His comments and opinions on general subjects were distinctive. The sentence which he would almost readily throw out had a good basis of truth and reason. I have had an increasing confidence in his judgment. If I have not followed it as of authority, I have felt its sustaining force. I have found myself falling back upon it, and when he was talking with a friend the manner of his counsel was convincing.

His career after leaving college is well known: his study at the English Cambridge, his return to Harvard as a teacher, his term in Congress, and then the later years. His life has been called a tragedy. It had that aspect, but I regard it rather as a disappointment. He would have liked to tread in his father's steps. He turned naturally to the Christian ministry. When we were together we had daily prayers in which we als ternated as leaders. This was an extension of his home life. Theology we never discussed. Whether his father had cautioned him against this, or whether it was his own good sense, I do not know. Afterwards he consulted me upon his thought of obtaining ecclesiastical authority for preaching. I advised him to get it, and he did, and he filled my own pulpit more than once. I think he would gladly have become a parish minister had he been asked to do so.

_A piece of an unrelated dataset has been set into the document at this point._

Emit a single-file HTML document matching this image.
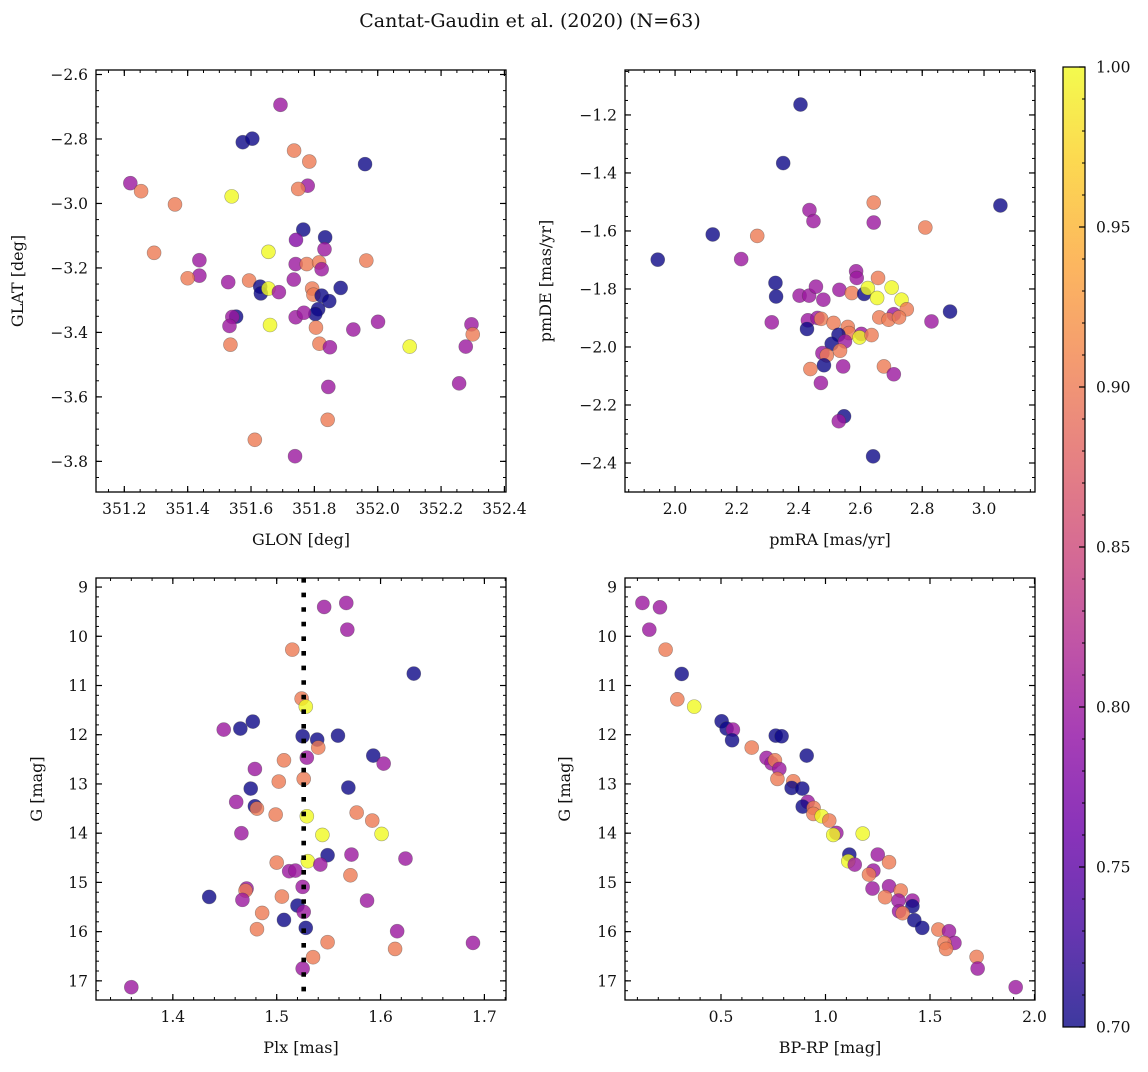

It was with this feeling that he entered on his latest work as the principal of a boys' school. He believed in his boys and loved them, and took all pains to serve them. He was a religious teacher. He prepared sermons for the school, writ ing many of them with great care. They are good sermons, rich in thought and even more rich in a controlling purpose to help the boys to be men. For this he cared most. You could not more readily provoke him than by a careless question, "How many boys do you send to college, this year?" Then he would storm. "That's what they all ask: how many boys do you send to college?" That was not the great thing with him. Numbers he could not control. It was the kind of boy he sent, and his equipment, which most concerned him.